Problem details: Repeat the entire listing exactly.

Recorded data:
((
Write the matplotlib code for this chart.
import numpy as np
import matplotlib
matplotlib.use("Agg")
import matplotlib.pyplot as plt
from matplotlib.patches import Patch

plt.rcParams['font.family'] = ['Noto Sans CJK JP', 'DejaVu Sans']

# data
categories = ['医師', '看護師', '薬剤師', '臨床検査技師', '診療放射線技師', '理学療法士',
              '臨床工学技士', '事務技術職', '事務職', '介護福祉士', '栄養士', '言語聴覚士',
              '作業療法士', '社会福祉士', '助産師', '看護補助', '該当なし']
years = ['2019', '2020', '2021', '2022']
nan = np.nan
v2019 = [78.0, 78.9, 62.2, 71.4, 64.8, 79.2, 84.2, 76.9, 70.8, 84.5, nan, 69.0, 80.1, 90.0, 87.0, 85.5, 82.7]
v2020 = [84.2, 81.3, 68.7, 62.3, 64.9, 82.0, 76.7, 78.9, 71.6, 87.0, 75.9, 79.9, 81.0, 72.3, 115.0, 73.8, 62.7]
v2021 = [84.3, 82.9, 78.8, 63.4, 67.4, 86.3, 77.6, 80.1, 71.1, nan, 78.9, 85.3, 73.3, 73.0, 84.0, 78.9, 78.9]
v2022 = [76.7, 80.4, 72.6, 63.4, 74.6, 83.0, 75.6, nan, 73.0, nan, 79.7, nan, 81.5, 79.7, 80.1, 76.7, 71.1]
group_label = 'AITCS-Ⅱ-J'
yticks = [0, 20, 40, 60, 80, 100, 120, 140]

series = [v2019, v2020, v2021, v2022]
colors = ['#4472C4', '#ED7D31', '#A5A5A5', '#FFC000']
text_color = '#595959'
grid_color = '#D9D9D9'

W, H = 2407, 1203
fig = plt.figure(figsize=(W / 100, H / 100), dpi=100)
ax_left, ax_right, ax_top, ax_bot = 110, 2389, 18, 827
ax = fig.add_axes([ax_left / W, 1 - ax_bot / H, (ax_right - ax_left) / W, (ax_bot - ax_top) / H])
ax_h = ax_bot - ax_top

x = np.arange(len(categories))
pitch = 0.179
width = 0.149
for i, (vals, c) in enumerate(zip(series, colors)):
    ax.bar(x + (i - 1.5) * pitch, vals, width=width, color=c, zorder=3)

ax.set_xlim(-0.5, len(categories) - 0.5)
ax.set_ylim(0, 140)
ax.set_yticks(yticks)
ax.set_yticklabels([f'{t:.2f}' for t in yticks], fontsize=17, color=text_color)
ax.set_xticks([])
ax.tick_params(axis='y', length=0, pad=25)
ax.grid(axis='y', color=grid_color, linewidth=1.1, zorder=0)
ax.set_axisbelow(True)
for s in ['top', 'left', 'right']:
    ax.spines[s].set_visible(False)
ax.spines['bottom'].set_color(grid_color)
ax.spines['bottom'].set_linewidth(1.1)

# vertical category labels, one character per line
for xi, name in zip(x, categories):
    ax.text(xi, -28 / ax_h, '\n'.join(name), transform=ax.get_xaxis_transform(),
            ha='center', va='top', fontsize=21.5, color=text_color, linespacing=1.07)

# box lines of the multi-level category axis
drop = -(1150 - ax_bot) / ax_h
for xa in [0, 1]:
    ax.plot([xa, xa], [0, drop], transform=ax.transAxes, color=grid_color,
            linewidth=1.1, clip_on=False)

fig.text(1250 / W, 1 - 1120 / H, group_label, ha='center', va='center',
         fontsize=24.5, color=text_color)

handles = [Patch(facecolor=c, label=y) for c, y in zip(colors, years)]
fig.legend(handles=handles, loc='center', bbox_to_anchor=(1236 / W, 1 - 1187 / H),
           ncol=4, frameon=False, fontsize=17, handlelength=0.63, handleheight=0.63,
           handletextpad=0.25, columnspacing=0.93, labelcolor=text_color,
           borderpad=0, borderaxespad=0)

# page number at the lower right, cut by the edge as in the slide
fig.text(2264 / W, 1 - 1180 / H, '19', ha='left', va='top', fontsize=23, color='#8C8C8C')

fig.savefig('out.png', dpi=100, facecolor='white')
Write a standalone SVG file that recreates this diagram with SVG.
))
Written answer:
Write the matplotlib code for this chart.
import numpy as np
import matplotlib
matplotlib.use("Agg")
import matplotlib.pyplot as plt
from matplotlib.patches import Patch

plt.rcParams['font.family'] = ['Noto Sans CJK JP', 'DejaVu Sans']

# data
categories = ['医師', '看護師', '薬剤師', '臨床検査技師', '診療放射線技師', '理学療法士',
              '臨床工学技士', '事務技術職', '事務職', '介護福祉士', '栄養士', '言語聴覚士',
              '作業療法士', '社会福祉士', '助産師', '看護補助', '該当なし']
years = ['2019', '2020', '2021', '2022']
nan = np.nan
v2019 = [78.0, 78.9, 62.2, 71.4, 64.8, 79.2, 84.2, 76.9, 70.8, 84.5, nan, 69.0, 80.1, 90.0, 87.0, 85.5, 82.7]
v2020 = [84.2, 81.3, 68.7, 62.3, 64.9, 82.0, 76.7, 78.9, 71.6, 87.0, 75.9, 79.9, 81.0, 72.3, 115.0, 73.8, 62.7]
v2021 = [84.3, 82.9, 78.8, 63.4, 67.4, 86.3, 77.6, 80.1, 71.1, nan, 78.9, 85.3, 73.3, 73.0, 84.0, 78.9, 78.9]
v2022 = [76.7, 80.4, 72.6, 63.4, 74.6, 83.0, 75.6, nan, 73.0, nan, 79.7, nan, 81.5, 79.7, 80.1, 76.7, 71.1]
group_label = 'AITCS-Ⅱ-J'
yticks = [0, 20, 40, 60, 80, 100, 120, 140]

series = [v2019, v2020, v2021, v2022]
colors = ['#4472C4', '#ED7D31', '#A5A5A5', '#FFC000']
text_color = '#595959'
grid_color = '#D9D9D9'

W, H = 2407, 1203
fig = plt.figure(figsize=(W / 100, H / 100), dpi=100)
ax_left, ax_right, ax_top, ax_bot = 110, 2389, 18, 827
ax = fig.add_axes([ax_left / W, 1 - ax_bot / H, (ax_right - ax_left) / W, (ax_bot - ax_top) / H])
ax_h = ax_bot - ax_top

x = np.arange(len(categories))
pitch = 0.179
width = 0.149
for i, (vals, c) in enumerate(zip(series, colors)):
    ax.bar(x + (i - 1.5) * pitch, vals, width=width, color=c, zorder=3)

ax.set_xlim(-0.5, len(categories) - 0.5)
ax.set_ylim(0, 140)
ax.set_yticks(yticks)
ax.set_yticklabels([f'{t:.2f}' for t in yticks], fontsize=17, color=text_color)
ax.set_xticks([])
ax.tick_params(axis='y', length=0, pad=25)
ax.grid(axis='y', color=grid_color, linewidth=1.1, zorder=0)
ax.set_axisbelow(True)
for s in ['top', 'left', 'right']:
    ax.spines[s].set_visible(False)
ax.spines['bottom'].set_color(grid_color)
ax.spines['bottom'].set_linewidth(1.1)

# vertical category labels, one character per line
for xi, name in zip(x, categories):
    ax.text(xi, -28 / ax_h, '\n'.join(name), transform=ax.get_xaxis_transform(),
            ha='center', va='top', fontsize=21.5, color=text_color, linespacing=1.07)

# box lines of the multi-level category axis
drop = -(1150 - ax_bot) / ax_h
for xa in [0, 1]:
    ax.plot([xa, xa], [0, drop], transform=ax.transAxes, color=grid_color,
            linewidth=1.1, clip_on=False)

fig.text(1250 / W, 1 - 1120 / H, group_label, ha='center', va='center',
         fontsize=24.5, color=text_color)

handles = [Patch(facecolor=c, label=y) for c, y in zip(colors, years)]
fig.legend(handles=handles, loc='center', bbox_to_anchor=(1236 / W, 1 - 1187 / H),
           ncol=4, frameon=False, fontsize=17, handlelength=0.63, handleheight=0.63,
           handletextpad=0.25, columnspacing=0.93, labelcolor=text_color,
           borderpad=0, borderaxespad=0)

# page number at the lower right, cut by the edge as in the slide
fig.text(2264 / W, 1 - 1180 / H, '19', ha='left', va='top', fontsize=23, color='#8C8C8C')

fig.savefig('out.png', dpi=100, facecolor='white')
Write a standalone SVG file that recreates this diagram with SVG.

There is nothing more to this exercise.